Female Veterans, and a Memorial to Them, Struggle to Honor Women Who Served
The advancing front of tourists in matching T-shirts, squinting toward the gently rolling hillsides covered with gravestones, made its way into America’s most famous cemetery by walking right past its grand, ceremonial entrance with barely a glance.
Inside those granite walls, with fountains, glass panels and gold relief, is the nation’s only major memorial to female veterans, one that chronicles their contributions since the American Revolution.
Yet, the Women in Military Service for America Memorial is constantly scrambling to stay afloat. Even as the nation seeks to canonize more and more of its war dead, contributions to this memorial are flagging.
Female veterans — historically the memorial’s biggest donor pool — have pulled back over the years, and today they often focus more on their postmilitary life, and civilian identity, after taking off the uniform. And federal money, which has always been limited for memorials, has become increasingly stretched across an ever-expanding landscape of tributes, which are all looking for new donors.

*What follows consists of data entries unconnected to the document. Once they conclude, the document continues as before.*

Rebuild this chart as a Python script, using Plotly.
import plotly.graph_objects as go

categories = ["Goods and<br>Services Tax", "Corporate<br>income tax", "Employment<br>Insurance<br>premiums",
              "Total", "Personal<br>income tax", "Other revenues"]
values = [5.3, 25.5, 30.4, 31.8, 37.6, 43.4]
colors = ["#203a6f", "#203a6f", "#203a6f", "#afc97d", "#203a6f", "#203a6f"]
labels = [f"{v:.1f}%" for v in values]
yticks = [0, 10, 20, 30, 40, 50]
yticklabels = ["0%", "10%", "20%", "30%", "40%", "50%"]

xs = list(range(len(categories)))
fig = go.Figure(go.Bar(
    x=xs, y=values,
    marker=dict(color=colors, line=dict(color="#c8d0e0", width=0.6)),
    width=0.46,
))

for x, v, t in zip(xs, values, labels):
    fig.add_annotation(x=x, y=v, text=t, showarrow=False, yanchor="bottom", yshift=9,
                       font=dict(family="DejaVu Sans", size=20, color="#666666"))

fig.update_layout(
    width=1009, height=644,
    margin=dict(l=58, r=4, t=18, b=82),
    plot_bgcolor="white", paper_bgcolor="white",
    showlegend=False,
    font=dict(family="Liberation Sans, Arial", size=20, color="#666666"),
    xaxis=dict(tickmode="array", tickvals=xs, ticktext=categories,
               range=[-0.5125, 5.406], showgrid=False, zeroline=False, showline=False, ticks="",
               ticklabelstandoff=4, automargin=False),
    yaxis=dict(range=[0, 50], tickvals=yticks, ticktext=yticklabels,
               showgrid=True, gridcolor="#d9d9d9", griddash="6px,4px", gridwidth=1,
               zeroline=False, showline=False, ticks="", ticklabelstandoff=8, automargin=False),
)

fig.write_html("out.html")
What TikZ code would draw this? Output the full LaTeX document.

The perpetual move to build large war memorials in a universe of finite space and money raises broader questions about just how many entanglements the nation should commemorate in its most famous public spaces. Nearly a dozen memorials are in the works on or near the National Mall, a reflection of two decades of wars and a surge of civilian support, at least symbolically, to honor veterans, as well as a drive to recognize forgotten soldiers of prior conflicts.